Совсем рассвело. Над тусклым озером бежали тяжелые, свинцовые тучи. От пристани мы перешли на станцию. По путям, угрожающе посвистывая, маневрировали паровозы. Было ужасно холодно. Ноги стыли. Обогреться было негде. Солдаты стояли и сидели, прижавшись друг к другу, с теми же угрюмыми, ушедшими в себя, готовыми на муку лицами.
Я ходил по платформе с нашим аптекарем. В огромной косматой папахе, с орлиным носом на худощавом лице, он выглядел не как смирный провизор, а совсем как лихой казак.
– Вы откуда, ребята? – спросил он солдат, сидевших кучкою у фундамента станции.
– Казанские… Есть Уфимские, Самарские… – неохотно ответил маленький белобрысый солдат.
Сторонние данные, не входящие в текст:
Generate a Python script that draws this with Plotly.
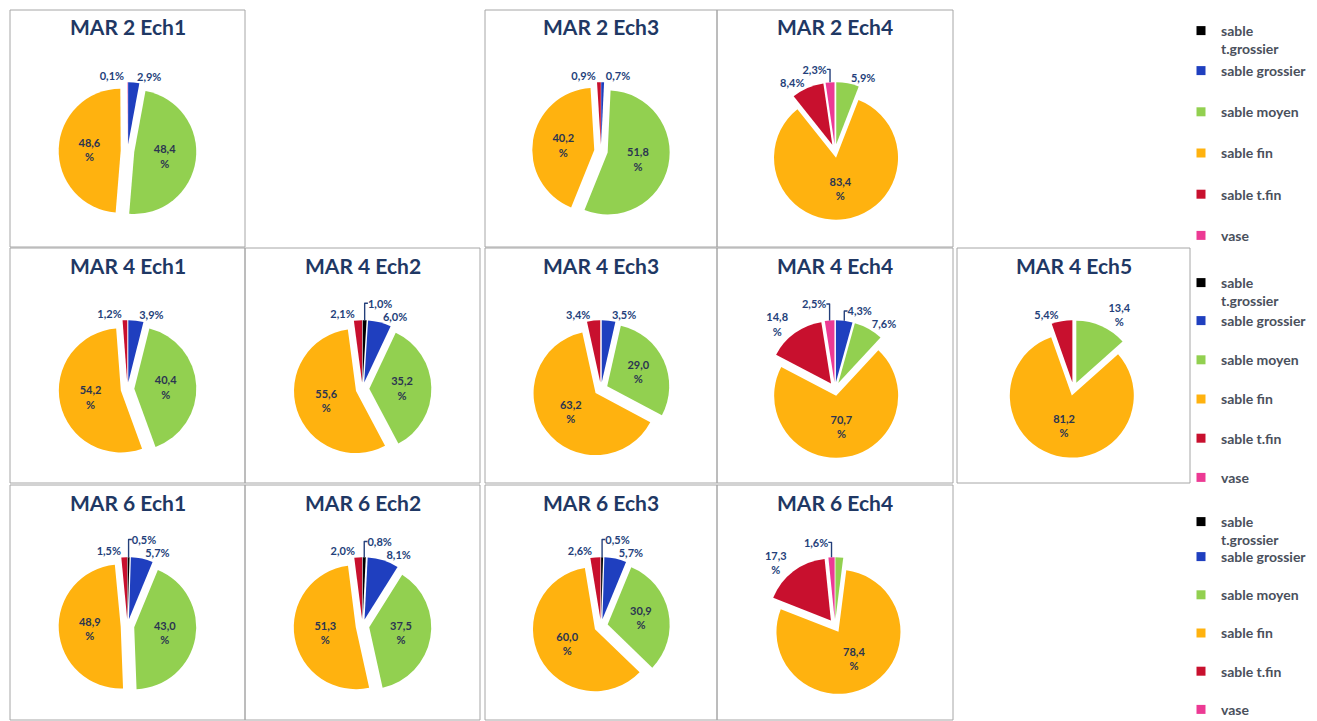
import plotly.graph_objects as go

# ---------------- data ----------------
categories = ["sable t.grossier", "sable grossier", "sable moyen", "sable fin", "sable t.fin", "vase"]
legend_names = ["sable<br>t.grossier", "sable grossier", "sable moyen", "sable fin", "sable t.fin", "vase"]

samples = ["MAR 2 Ech1", "MAR 2 Ech3", "MAR 2 Ech4",
           "MAR 4 Ech1", "MAR 4 Ech2", "MAR 4 Ech3", "MAR 4 Ech4", "MAR 4 Ech5",
           "MAR 6 Ech1", "MAR 6 Ech2", "MAR 6 Ech3", "MAR 6 Ech4"]

sable_t_grossier = [0, 0, 0, 0, 1.0, 0, 0, 0, 0.5, 0.8, 0.5, 0]
sable_grossier = [2.9, 0.7, 0, 3.9, 6.0, 3.5, 4.3, 0, 5.7, 8.1, 5.7, 0]
sable_moyen = [48.4, 51.8, 5.9, 40.4, 35.2, 29.0, 7.6, 13.4, 43.0, 37.5, 30.9, 2.0]
sable_fin = [48.6, 40.2, 83.4, 54.2, 55.6, 63.2, 70.7, 81.2, 48.9, 51.3, 60.0, 78.4]
sable_t_fin = [0, 0.9, 8.4, 1.2, 2.1, 3.4, 14.8, 5.4, 1.5, 2.0, 2.6, 17.3]
vase = [0.1, 0, 2.3, 0, 0, 0, 2.5, 0, 0, 0, 0, 1.6]

unlabeled = [("MAR 6 Ech4", "sable moyen")]

# ---------------- style / layout ----------------
W, H = 1317, 721
colors = ["#000000", "#1F3FBF", "#92D050", "#FFB20F", "#C8102E", "#EC3A94"]
FONT = "Lato"
cells = [(0, 0), (0, 2), (0, 3),
         (1, 0), (1, 1), (1, 2), (1, 3), (1, 4),
         (2, 0), (2, 1), (2, 2), (2, 3)]
col_x = [(10, 245), (245, 480), (485, 717), (717, 953), (957, 1190)]
row_y = [(10, 247), (248, 483), (485, 720)]
R = 62
PULL = 0.11

series = [sable_t_grossier, sable_grossier, sable_moyen, sable_fin, sable_t_fin, vase]


def fmt(v):
    s = f"{v:.1f}".replace(".", ",")
    return s + ("<br>%" if v >= 10 else "%")


fig = go.Figure()
shapes = []
annotations = []

for k, name in enumerate(samples):
    r, c = cells[k]
    x0, x1 = col_x[c]
    y0, y1 = row_y[r]
    cx = (x0 + x1) / 2
    cy = y0 + 141
    half = R * (1 + PULL)
    vals = [s[k] for s in series]
    texts, pos = [], []
    for cat, v in zip(categories, vals):
        if v <= 0 or (name, cat) in unlabeled:
            texts.append("")
            pos.append("none")
        else:
            texts.append(fmt(v))
            pos.append("inside" if v >= 20 else "outside")
    fig.add_trace(go.Pie(
        labels=categories, values=vals, sort=False, direction="clockwise", rotation=0,
        pull=[PULL] * len(vals),
        marker=dict(colors=colors, line=dict(width=0)),
        text=texts, textinfo="text", textposition=pos,
        insidetextorientation="horizontal",
        insidetextfont=dict(family=FONT, size=11, color="#2B3550", weight="bold"),
        outsidetextfont=dict(family=FONT, size=11, color="#243F7A", weight="bold"),
        showlegend=False, hoverinfo="label+value",
        domain=dict(x=[(cx - half) / W, (cx + half) / W],
                    y=[1 - (cy + half) / H, 1 - (cy - half) / H]),
    ))
    shapes.append(dict(type="rect", xref="paper", yref="paper",
                       x0=x0 / W, x1=x1 / W, y0=1 - y1 / H, y1=1 - y0 / H,
                       line=dict(color="#A6A6A6", width=1)))
    annotations.append(dict(text=name, xref="paper", yref="paper", x=cx / W, y=1 - (y0 + 17) / H,
                            xanchor="center", yanchor="middle", showarrow=False,
                            font=dict(family=FONT, size=21, color="#1F3864", weight="bold")))

# legends: per row, the first (two-line) entry and the remaining entries
legend_keys = ["legend", "legend2", "legend3", "legend4", "legend5", "legend6"]
for row in range(3):
    for i, (lab, col) in enumerate(zip(legend_names, colors)):
        lk = legend_keys[2 * row + (0 if i == 0 else 1)]
        fig.add_trace(go.Scatter(x=[None], y=[None], mode="markers", name=lab,
                                 marker=dict(symbol="square", size=9, color=col),
                                 legend=lk, legendgroup=f"{lk}_{i}", showlegend=True,
                                 hoverinfo="skip"))

legend_tops = [15, 55, 267, 305, 506, 541]
legend_gaps = [0, 20, 0, 18, 0, 17]
leg_common = dict(x=1181 / W, xanchor="left", yanchor="top", bgcolor="rgba(0,0,0,0)",
                  font=dict(family=FONT, size=14, color="#4A505C", weight="bold"), valign="top",
                  itemwidth=30, itemclick=False, itemdoubleclick=False)
layout_legends = {}
for lk, t, g in zip(legend_keys, legend_tops, legend_gaps):
    layout_legends[lk] = dict(leg_common, y=1 - t / H, tracegroupgap=g)

fig.update_layout(
    width=W, height=H, margin=dict(l=0, r=0, t=0, b=0, autoexpand=False),
    paper_bgcolor="white", plot_bgcolor="white",
    xaxis=dict(visible=False), yaxis=dict(visible=False),
    shapes=shapes, annotations=annotations,
    **layout_legends,
)

fig.write_html("out.html")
На его груди, из-под повязанного через плечо полотнища палатки, торчал огромный ситный хлеб.
– Из Тимохинской волости есть, Казанской губернии?
Солдат просиял.
– Да мы тимохинские!
– Да ну?
– Ей-богу!.. Вот тоже он тимохинский!
– Каменку знаете?
– Н-нет… Никак нет! – поправился солдат.
– А Левашово?
– А как же! Мы туда на базар ездим! – с радостным удивлением отозвался солдат.
И с любовным, связывающим друг друга чувством они заговорили о родных местах, перебирали окрестные деревни. И здесь, в далекой стороне, на пороге кроваво-смертного царства, они радовались именам знакомых деревень и тому, что и другой произносил эти имена, как знакомые.
В зале третьего класса стояли шум и споры. Иззябшие солдаты требовали от сторожа, чтобы он затопил печку. Сторож отказывался, – не имеет права взять дров. Его корили и ругали.
– Ну, и Сибирь ваша проклятая! – в негодовании говорили солдаты. – Глаза мне завяжи, я с завязанными глазами пешком домой бы пошел!
– Какая это моя Сибирь, я сам из России, – огрызался заруганный сторож.
– Что на него смотреть? Вон сколько дров наложено. Возьмем, да и затопим!
Но они не решились. Мы пошли к коменданту попросить дров, чтобы вытопить станцию: солдатам предстояло ждать здесь еще часов пять. Оказалось, выдать дрова совершенно невозможно, никак невозможно: топить полагается только с 1 октября, теперь же начало сентября. А дрова кругом лежали горами.
Подали наш поезд. В вагоне было морозно, зуб не попадал на зуб, руки и ноги обратились в настоящие ледяшки. К коменданту пошел сам главный врач требовать, чтобы протопили вагон. Это тоже оказалось никак невозможно: и вагоны полагается топить только с 1-го октября.
– Скажите мне, пожалуйста, от кого же это зависит разрешить протопить вагон теперь? – в негодовании спросил главный врач.